Yaa Gyasi, a Ghanaian writer, is the author of the critically acclaimed debut novel Homegoing. The book tells the story of two half sisters, Effia and Esi, each born in 18th-century Ghana, among slavery and warfare. In the novel, Ms. Gyasi presents her readers with two distinct storylines. We follow Effia and her descendants as they remain in Ghana and learn to navigate the conflict in their homeland; and we see as Esi and her children migrate to the United States.

At a reading in New York City earlier this month, Ms. Gyasi stated, “Homegoing is...the juxtaposition between the girl who stays and the one who gets away.” Ta-Nehisi Coates, author of Between the World and Me, writes, “[Homegoing] is what happens when you pair a gifted literary mind to an epic task. Homegoing is an inspiration.”

I spoke to Ms. Gyasi on the phone about her novel and the inspiration behind it.

At your reading in New York City, you described “feeling really displaced growing up.” Can you talk about your background and this idea of displacement felt by immigrants?

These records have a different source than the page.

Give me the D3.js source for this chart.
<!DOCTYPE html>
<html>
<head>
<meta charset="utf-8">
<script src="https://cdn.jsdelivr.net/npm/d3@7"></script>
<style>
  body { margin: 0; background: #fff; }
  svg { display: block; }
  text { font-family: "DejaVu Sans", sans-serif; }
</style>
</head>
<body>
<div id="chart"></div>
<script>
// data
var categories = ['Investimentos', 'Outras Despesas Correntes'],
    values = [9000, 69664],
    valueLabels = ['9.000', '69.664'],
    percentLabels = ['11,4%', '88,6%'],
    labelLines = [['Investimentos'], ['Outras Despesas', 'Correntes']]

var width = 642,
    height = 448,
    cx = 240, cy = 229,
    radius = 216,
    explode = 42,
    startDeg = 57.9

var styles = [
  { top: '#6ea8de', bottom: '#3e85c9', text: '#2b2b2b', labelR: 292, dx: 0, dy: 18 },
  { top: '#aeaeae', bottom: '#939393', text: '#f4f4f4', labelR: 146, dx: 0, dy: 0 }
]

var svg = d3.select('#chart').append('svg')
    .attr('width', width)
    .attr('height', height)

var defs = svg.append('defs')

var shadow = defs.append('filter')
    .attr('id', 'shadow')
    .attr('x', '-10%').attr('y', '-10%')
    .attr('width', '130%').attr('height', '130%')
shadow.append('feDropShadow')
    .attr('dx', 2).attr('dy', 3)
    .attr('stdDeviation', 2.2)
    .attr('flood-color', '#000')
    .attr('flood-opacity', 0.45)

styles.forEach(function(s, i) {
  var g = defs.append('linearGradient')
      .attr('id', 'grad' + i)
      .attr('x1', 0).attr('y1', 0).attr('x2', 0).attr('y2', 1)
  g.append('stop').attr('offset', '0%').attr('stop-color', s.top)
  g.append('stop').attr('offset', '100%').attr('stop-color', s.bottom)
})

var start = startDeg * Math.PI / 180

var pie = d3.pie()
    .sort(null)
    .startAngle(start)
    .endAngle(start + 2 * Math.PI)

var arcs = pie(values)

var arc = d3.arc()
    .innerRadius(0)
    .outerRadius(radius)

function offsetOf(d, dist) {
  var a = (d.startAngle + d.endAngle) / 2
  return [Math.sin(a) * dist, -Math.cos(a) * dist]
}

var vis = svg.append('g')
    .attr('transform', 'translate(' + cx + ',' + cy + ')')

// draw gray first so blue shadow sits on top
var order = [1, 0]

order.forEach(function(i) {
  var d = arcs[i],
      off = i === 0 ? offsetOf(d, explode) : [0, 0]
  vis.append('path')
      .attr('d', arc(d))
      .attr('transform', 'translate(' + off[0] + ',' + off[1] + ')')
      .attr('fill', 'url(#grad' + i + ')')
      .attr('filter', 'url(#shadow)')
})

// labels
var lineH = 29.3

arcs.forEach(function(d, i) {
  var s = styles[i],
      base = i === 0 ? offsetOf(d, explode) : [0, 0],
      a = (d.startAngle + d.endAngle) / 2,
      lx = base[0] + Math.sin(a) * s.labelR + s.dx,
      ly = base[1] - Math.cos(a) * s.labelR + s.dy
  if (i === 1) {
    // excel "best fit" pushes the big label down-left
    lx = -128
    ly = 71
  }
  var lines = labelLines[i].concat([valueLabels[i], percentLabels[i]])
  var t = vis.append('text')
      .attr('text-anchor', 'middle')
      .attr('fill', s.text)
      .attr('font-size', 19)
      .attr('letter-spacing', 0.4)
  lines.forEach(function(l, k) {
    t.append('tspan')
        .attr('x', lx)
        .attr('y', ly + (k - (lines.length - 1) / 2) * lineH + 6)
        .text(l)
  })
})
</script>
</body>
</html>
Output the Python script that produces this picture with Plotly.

I was born in Ghana and then we moved to Ohio, Illinois, Tennessee and Alabama. I think that feeling of displacement came not just from leaving my native country but from having moved around so much, which is in and of itself destabilizing. But it’s also one of the reasons I became a big reader, which is the reason why I became a writer. I think any immigrant probably knows the experiences of trying to straddle two different worlds: the world of their home country and the world of the country that they have emigrated to.

Homegoing is your first novel. What sparked the desire to write? And what was the inspiration behind your debut novel?

I still think of writing as an extension of my love for reading. I read a lot as a child, probably more than I did anything else. I really, really loved reading, and pretty early on for me, I wanted to see if I could do the things that I was seeing other people do in literature. So, I started writing, also, at a very young age.

For Homegoing, I took a trip to Ghana in 2009. I had gotten a research grant from Stanford University, where I did my undergraduate degree, to travel and do research for a novel. It was on that trip that I took a trip to the Cape Coast Castle for the first time. I took the tour and learned for the first time about things like the British soldiers marrying the local women. I was immediately struck by these things and knew that I wanted to write a novel that kind of centered around that place and that practice.

At your reading, you described how often many of the narratives on slavery in Ghana and other parts of West Africa you encountered were written by white men, adding that through your own writing, you hoped to “lend a voice to a group of people whose experiences haven’t really been talked about outside of a white lens.” Can you elaborate on this?

I was really struck by so many of the things I learned on the tour...just getting to stand in the dungeon and think about what these people had gone through, people who had to stay in the dungeons for three months at a time. It really struck me that to get that kind of information, that kind of experience, you shouldn’t really have to take a trip to Ghana, to a castle. I wondered why I hadn’t heard more about it or read more about it. But then when I finally did start researching more deeply, I noticed a kind of absence in a lot of the books that I was reading. There was an absence of the perspective of Ghanaians or West Africans about this time period, the people who had been in the dungeons, the people who had been married to these soldiers. I realized that their voices didn’t really appear in a lot of these texts. I wanted to, through fiction, give them an opportunity to tell their stories.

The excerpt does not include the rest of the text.